Wednesday, July 27, 2011

U.S. Wireless Carriers Ask President Obama to Clear Government Spectrum Bands Below 3 GHz

The heads of major U.S. wireless operators, including Ralph de la Vega (AT&T), Patrick Riordan (Cellcom), Dan Hesse (Sprint), Philipp Humm (T-Mobile USA), Mary Dillon (U.S. Cellular) and Dan Mead (Verizon Wireless), published an open letter to President Obama asking him to clear unused and underutilized government spectrum bands below 3 gigahertz (GHz).


Specifically, the carriers are asking for the President to direct the National Telecommunications and Information Administration to identify and work to clear broad, paired, internationally-harmonized bands below 3 gigahertz.

The companies said access to spectrum in these critical bands will greatly enhance efforts to realize the important goals set forth in the FCC's National Broadband Plan.


"The U.S. wireless industry wants to remain the envy of the world by continuing to offer our customers the best and most innovative products and services. In order to meet current and projected demands for wireless technology, we must get more spectrum. By allowing our members to purchase the spectrum at auction, the U.S. Treasury will generate billions of dollars of revenue and in turn, we will continue to invest in America and Americans," said Steve Largent, president and CEO of CTIA.

.http://files.ctia.org/pdf/CTIA_Letter_28July2011.pdfIn February 2011, President Barack Obama outlined plans for a National Wireless Initiative to make high-speed wireless services available to at least 98 percent of Americans within five years, freeing up spectrum through incentive auctions, spurring innovation, and creating a nationwide, interoperable wireless network for public safety. The initiative envisions spending over $15 billion on achieving these goals, while also reducing the deficit by $9.6 billion. Money for the program would come from spectrum licensing, which is expected to raise over $27 billion over the next decade.


Key elements of the plan include the following.


* Nearly Double Wireless Spectrum Available for Mobile Broadband -- The President's initiative has set the goal of freeing up 500 MHz of spectrum. New financial-compensation tools will be put in place to enable government agencies to use spectrum more efficiently. The government will encourage "voluntary incentive auctions" that enable current spectrum holders to realize a portion of auction revenues if they choose to participate.


* The majority of the freed up spectrum would be auctioned for licensed mobile broadband, raising a projected $27.8 billion over the next decade, and a remainder would be for unlicensed use.

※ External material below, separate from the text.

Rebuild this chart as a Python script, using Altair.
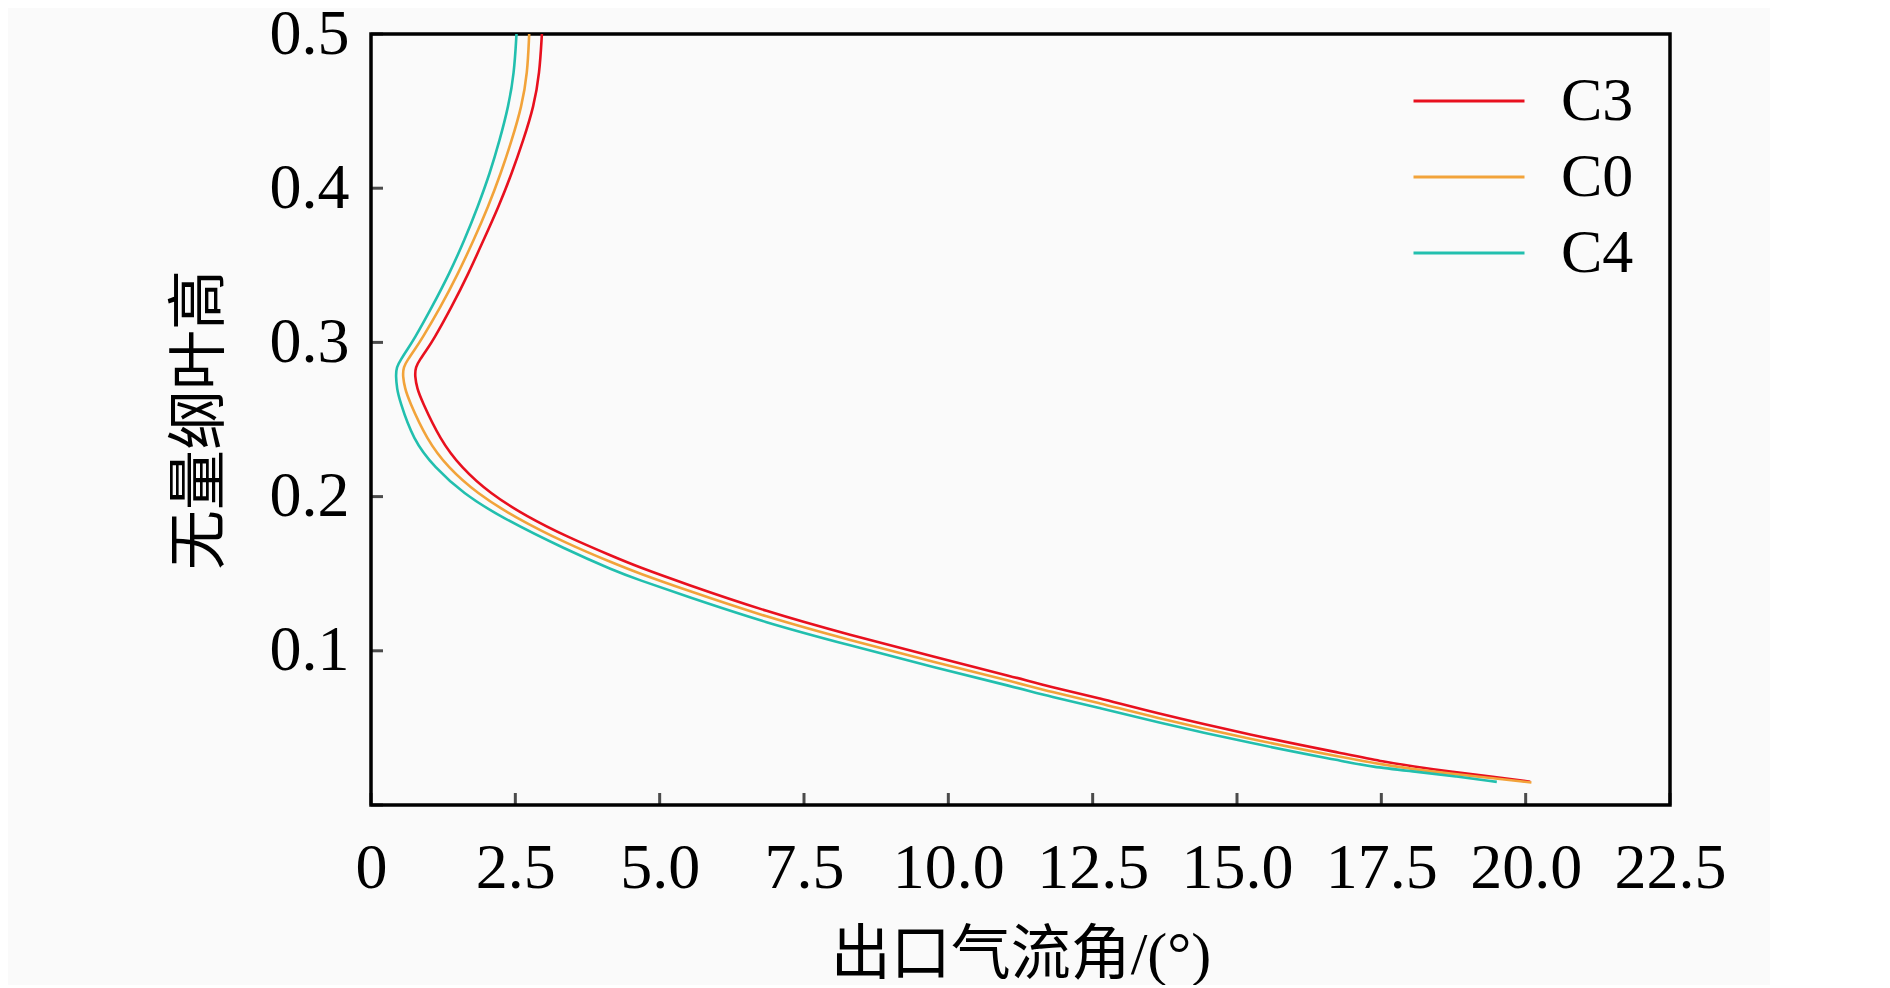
import altair as alt
import pandas as pd

# ---- data ----
C3_y = [0.0151, 0.0185, 0.0216, 0.0250, 0.0281, 0.0325, 0.0454, 0.0605, 0.0692, 0.0767,
        0.0826, 0.0962, 0.1102, 0.1254, 0.1438, 0.1545, 0.1610, 0.1740, 0.1870, 0.2020,
        0.2190, 0.2367, 0.2630, 0.2700, 0.2780, 0.2840, 0.2890, 0.2950, 0.3016, 0.3232,
        0.3448, 0.3664, 0.3880, 0.4097, 0.4313, 0.4529, 0.4745, 0.5000]
C3_x = [20.08, 19.40, 18.69, 18.05, 17.53, 16.96, 15.23, 13.49, 12.63, 11.76,
        11.18, 9.74, 8.30, 6.85, 5.41, 4.62, 4.20, 3.39, 2.70, 2.06,
        1.56, 1.20, 0.87, 0.80, 0.76, 0.77, 0.85, 0.96, 1.08, 1.40,
        1.69, 1.95, 2.21, 2.44, 2.64, 2.82, 2.92, 2.96]

C0_y = [0.0146, 0.0175, 0.0203, 0.0233, 0.0262, 0.0300, 0.0426, 0.0575, 0.0660, 0.0735,
        0.0794, 0.0929, 0.1068, 0.1218, 0.1400, 0.1505, 0.1568, 0.1695, 0.1870, 0.2020,
        0.2190, 0.2367, 0.2630, 0.2700, 0.2780, 0.2840, 0.2890, 0.2950, 0.3016, 0.3232,
        0.3448, 0.3664, 0.3880, 0.4097, 0.4313, 0.4529, 0.4745, 0.5000]
C0_x = [20.10, 19.40, 18.69, 18.05, 17.53, 16.96, 15.23, 13.49, 12.63, 11.76,
        11.18, 9.74, 8.30, 6.85, 5.41, 4.62, 4.20, 3.39, 2.47, 1.84,
        1.33, 0.97, 0.65, 0.59, 0.55, 0.56, 0.64, 0.75, 0.87, 1.21,
        1.51, 1.78, 2.03, 2.25, 2.44, 2.61, 2.71, 2.74]

C4_y = [0.0150, 0.0185, 0.0216, 0.0249, 0.0280, 0.0400, 0.0548, 0.0630, 0.0703, 0.0762,
        0.0894, 0.1035, 0.1180, 0.1360, 0.1462, 0.1522, 0.1654, 0.1870, 0.2020,
        0.2190, 0.2367, 0.2630, 0.2700, 0.2780, 0.2840, 0.2890, 0.2950, 0.3016, 0.3232,
        0.3448, 0.3664, 0.3880, 0.4097, 0.4313, 0.4529, 0.4745, 0.5000]
C4_x = [19.50, 18.80, 18.10, 17.30, 16.90, 15.23, 13.49, 12.63, 11.76, 11.18,
        9.74, 8.30, 6.85, 5.41, 4.62, 4.20, 3.39, 2.23, 1.60,
        1.10, 0.73, 0.49, 0.45, 0.43, 0.44, 0.52, 0.62, 0.74, 1.06,
        1.36, 1.62, 1.85, 2.06, 2.23, 2.38, 2.48, 2.52]

series_names = ["C3", "C0", "C4"]
series_colors = ["#E8101E", "#F2A33A", "#22BFAE"]
x_ticks = [0, 2.5, 5.0, 7.5, 10.0, 12.5, 15.0, 17.5, 20.0, 22.5]
y_ticks = [0, 0.1, 0.2, 0.3, 0.4, 0.5]
x_title = "出口气流角/(°)"
y_title = "无量纲叶高"

rows = []
for name, xs, ys in [("C3", C3_x, C3_y), ("C0", C0_x, C0_y), ("C4", C4_x, C4_y)]:
    for i, (xv, yv) in enumerate(zip(xs, ys)):
        rows.append({"series": name, "angle": xv, "height": yv, "idx": i})
df = pd.DataFrame(rows)
xtick_df = pd.DataFrame({"v": x_ticks})
ytick_df = pd.DataFrame({"v": y_ticks})

FONT = "Liberation Serif, Times New Roman, Noto Sans CJK SC"

xscale = alt.Scale(domain=[0, 22.5], nice=False, zero=False)
yscale = alt.Scale(domain=[0, 0.5], nice=False, zero=False)

color = alt.Color(
    "series:N",
    scale=alt.Scale(domain=series_names, range=series_colors),
    legend=alt.Legend(
        title=None, orient="none", legendX=1067, legendY=36,
        symbolType="M-2,0L2,0", symbolSize=3080, symbolStrokeWidth=3,
        labelFont=FONT, labelFontSize=62, labelColor="black",
        labelOffset=61, rowPadding=14,
    ),
)

x_axis = alt.Axis(values=x_ticks, title=x_title, domain=False, ticks=False, tickSize=0,
                  grid=False, labelFont=FONT, labelFontSize=64, labelColor="black",
                  labelPadding=31, labelOverlap=False, labelFlush=False,
                  titleFont=FONT, titleFontSize=60,
                  titleFontWeight="normal", titleColor="black", titlePadding=26,
                  labelExpr="datum.value == 0 ? '0' : format(datum.value, '.1f')")
y_axis = alt.Axis(values=y_ticks, title=y_title, domain=False, ticks=False, tickSize=0,
                  grid=False, labelFont=FONT, labelFontSize=64, labelColor="black",
                  labelPadding=22, labelOverlap=False, labelFlush=False,
                  titleFont=FONT, titleFontSize=60,
                  titleFontWeight="normal", titleColor="black", titlePadding=38,
                  labelExpr="datum.value == 0 ? '' : format(datum.value, '.1f')")

lines = alt.Chart(df).mark_line(strokeWidth=2.6, interpolate="basis").encode(
    x=alt.X("angle:Q", scale=xscale, axis=x_axis),
    y=alt.Y("height:Q", scale=yscale, axis=y_axis),
    color=color,
    order="idx:Q",
)

ytick_marks = alt.Chart(ytick_df).mark_tick(
    orient="horizontal", size=12, thickness=3, color="black", xOffset=6
).encode(
    y=alt.Y("v:Q", scale=yscale, axis=None),
    x=alt.X(datum=0, scale=xscale, axis=None),
)

xtick_marks = alt.Chart(xtick_df).mark_tick(
    orient="vertical", size=12, thickness=3, color="black", yOffset=-6
).encode(
    x=alt.X("v:Q", scale=xscale, axis=None),
    y=alt.Y(datum=0, scale=yscale, axis=None),
)

chart = alt.layer(lines, ytick_marks, xtick_marks).resolve_axis(
    x="independent", y="independent"
).properties(
    width=1299, height=771,
    autosize=alt.AutoSizeParams(type="none"),
    padding={"left": 363, "top": 26, "right": 100, "bottom": 180},
    background="#FAFAFA",
).configure_view(stroke="black", strokeWidth=3.5)

chart.save("out.html", embed_options={"renderer": "svg", "actions": False})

* Expand 4G to 98% of Americans -- the privately-owned 4G rollouts currently underway will bring access to much of the U.S.. President Obama believes that absent additional government investment, millions of Americans will not be able to participate in the 4G revolution. To that end, the President's Budget supports the 4G buildout in rural areas through a one-time $5 billion investment. This investment, to be managed by the FCC, will help catalyze universal service reform to provide access to higher-speed wireless and wired broadband, dovetail with the need for public safety to have a wireless network available in rural areas, and extend access from the almost 95% of Americans who have 3G wireless services today to at least 98% of all Americans gaining access to state-of-the-art 4G high-speed wireless services within five years.


* A Wireless Innovation (WIN) Fund to Help Drive Innovation. This $3 billion fund will support basic research, experimentation and testbeds, and applied development in a number of areas, including public safety, education, energy, health, transportation, and economic development.


* Develop and Deploy A Nationwide, Interoperable Wireless Network For Public Safety -- President Obama is calling for an investment of $10.7 billion for public safety networking: $3.2 billion to reallocate the "D Block" (which is a band of spectrum that would be reserved and prioritized for public safety and not auctioned as called for under existing law); $7 billion to support the deployment of this network; and $500 million from the WIN Fund for R&D and technological development to tailor the network to meet public safety requirements.


* Cut the deficit by $9.6 billion over the next decade -- Auctions of spectrum freed up from the government and voluntarily relinquished by current commercial users, is estimated to raise $27.8 billion. This total is above-and-beyond the auction proceeds that are used to provide an incentive for private and government users as well as the auction proceeds that are expected even absent the President's proposal. After the cost of the investments proposed by the President, the initiative would reduce the deficit by $9.6 billion over the next decade.